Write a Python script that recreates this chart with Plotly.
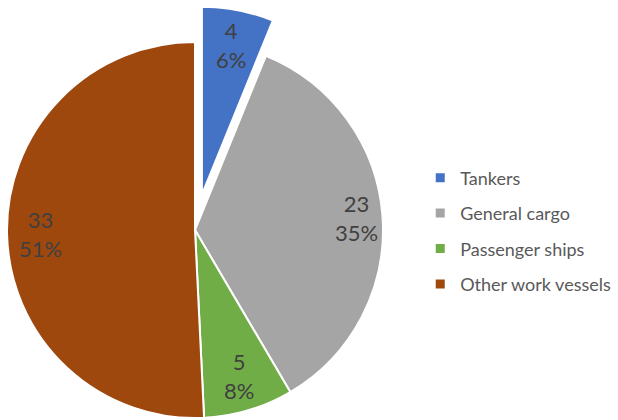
import math
import plotly.graph_objects as go

categories = ["Tankers", "General cargo", "Passenger ships", "Other work vessels"]
counts = [4, 23, 5, 33]
colors = ["#4472C4", "#A5A5A5", "#70AD47", "#9E480E"]

W, H = 618, 420
FONT = "Lato"
TXT = "#404040"

# geometry (pixels)
CX, CY, R = 195, 230, 188          # main pie centre / radius
EXPLODE = 36                        # exploded distance of first slice
LABEL_F = [0.81, 0.86, 0.81, 0.82]  # label radial positions (fraction of R)

total = sum(counts)
rest = total - counts[0]

mid0 = math.radians(counts[0] / total * 360 / 2)
ECX = CX + EXPLODE * math.sin(mid0)
ECY = CY - EXPLODE * math.cos(mid0)

def dom(cx, cy):
    return dict(x=[(cx - R) / W, (cx + R) / W], y=[1 - (cy + R) / H, 1 - (cy - R) / H])

fig = go.Figure()

fig.add_trace(go.Pie(
    labels=categories, values=counts, sort=False, direction="clockwise", rotation=0,
    marker=dict(colors=["rgba(0,0,0,0)"] + colors[1:],
                line=dict(color=["rgba(0,0,0,0)"] + ["white"] * 3, width=2)),
    textinfo="none", domain=dom(CX, CY), showlegend=False, hoverinfo="skip",
))

fig.add_trace(go.Pie(
    labels=[categories[0], "rest"], values=[counts[0], rest], sort=False,
    direction="clockwise", rotation=0,
    marker=dict(colors=[colors[0], "rgba(0,0,0,0)"],
                line=dict(color=["white", "rgba(0,0,0,0)"], width=2)),
    textinfo="none", domain=dom(ECX, ECY), showlegend=False, hoverinfo="skip",
))

cum = 0
annotations = []
for i, v in enumerate(counts):
    mid = math.radians((cum + v / 2) / total * 360)
    cum += v
    cx, cy = (ECX, ECY) if i == 0 else (CX, CY)
    px = cx + LABEL_F[i] * R * math.sin(mid)
    py = cy - LABEL_F[i] * R * math.cos(mid)
    annotations.append(dict(
        x=px / W, y=1 - py / H, xref="paper", yref="paper",
        text=f"{v}<br>{round(100 * v / total)}%", showarrow=False,
        font=dict(family=FONT, size=22, color=TXT), align="center",
        xanchor="center", yanchor="middle",
    ))

for c, col in zip(categories, colors):
    fig.add_trace(go.Scatter(
        x=[None], y=[None], mode="markers", name=c, legendgroup=c,
        marker=dict(symbol="square", size=9, color=col),
    ))

fig.update_layout(
    width=W, height=H,
    margin=dict(l=0, r=0, t=0, b=0),
    paper_bgcolor="white", plot_bgcolor="white",
    xaxis=dict(visible=False), yaxis=dict(visible=False),
    showlegend=True, annotations=annotations,
    legend=dict(x=0.68, y=0.45, xanchor="left", yanchor="middle",
                font=dict(family=FONT, size=18, color="#595959"),
                traceorder="grouped", tracegroupgap=9, itemwidth=30),
)

fig.write_html("out.html", config={"displayModeBar": False},
               post_script="document.body.style.margin='0';")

————————

Drop the images and repeat the data exactly.

Solution:
Write a Python script that recreates this chart with Plotly.
import math
import plotly.graph_objects as go

categories = ["Tankers", "General cargo", "Passenger ships", "Other work vessels"]
counts = [4, 23, 5, 33]
colors = ["#4472C4", "#A5A5A5", "#70AD47", "#9E480E"]

W, H = 618, 420
FONT = "Lato"
TXT = "#404040"

# geometry (pixels)
CX, CY, R = 195, 230, 188          # main pie centre / radius
EXPLODE = 36                        # exploded distance of first slice
LABEL_F = [0.81, 0.86, 0.81, 0.82]  # label radial positions (fraction of R)

total = sum(counts)
rest = total - counts[0]

mid0 = math.radians(counts[0] / total * 360 / 2)
ECX = CX + EXPLODE * math.sin(mid0)
ECY = CY - EXPLODE * math.cos(mid0)

def dom(cx, cy):
    return dict(x=[(cx - R) / W, (cx + R) / W], y=[1 - (cy + R) / H, 1 - (cy - R) / H])

fig = go.Figure()

fig.add_trace(go.Pie(
    labels=categories, values=counts, sort=False, direction="clockwise", rotation=0,
    marker=dict(colors=["rgba(0,0,0,0)"] + colors[1:],
                line=dict(color=["rgba(0,0,0,0)"] + ["white"] * 3, width=2)),
    textinfo="none", domain=dom(CX, CY), showlegend=False, hoverinfo="skip",
))

fig.add_trace(go.Pie(
    labels=[categories[0], "rest"], values=[counts[0], rest], sort=False,
    direction="clockwise", rotation=0,
    marker=dict(colors=[colors[0], "rgba(0,0,0,0)"],
                line=dict(color=["white", "rgba(0,0,0,0)"], width=2)),
    textinfo="none", domain=dom(ECX, ECY), showlegend=False, hoverinfo="skip",
))

cum = 0
annotations = []
for i, v in enumerate(counts):
    mid = math.radians((cum + v / 2) / total * 360)
    cum += v
    cx, cy = (ECX, ECY) if i == 0 else (CX, CY)
    px = cx + LABEL_F[i] * R * math.sin(mid)
    py = cy - LABEL_F[i] * R * math.cos(mid)
    annotations.append(dict(
        x=px / W, y=1 - py / H, xref="paper", yref="paper",
        text=f"{v}<br>{round(100 * v / total)}%", showarrow=False,
        font=dict(family=FONT, size=22, color=TXT), align="center",
        xanchor="center", yanchor="middle",
    ))

for c, col in zip(categories, colors):
    fig.add_trace(go.Scatter(
        x=[None], y=[None], mode="markers", name=c, legendgroup=c,
        marker=dict(symbol="square", size=9, color=col),
    ))

fig.update_layout(
    width=W, height=H,
    margin=dict(l=0, r=0, t=0, b=0),
    paper_bgcolor="white", plot_bgcolor="white",
    xaxis=dict(visible=False), yaxis=dict(visible=False),
    showlegend=True, annotations=annotations,
    legend=dict(x=0.68, y=0.45, xanchor="left", yanchor="middle",
                font=dict(family=FONT, size=18, color="#595959"),
                traceorder="grouped", tracegroupgap=9, itemwidth=30),
)

fig.write_html("out.html", config={"displayModeBar": False},
               post_script="document.body.style.margin='0';")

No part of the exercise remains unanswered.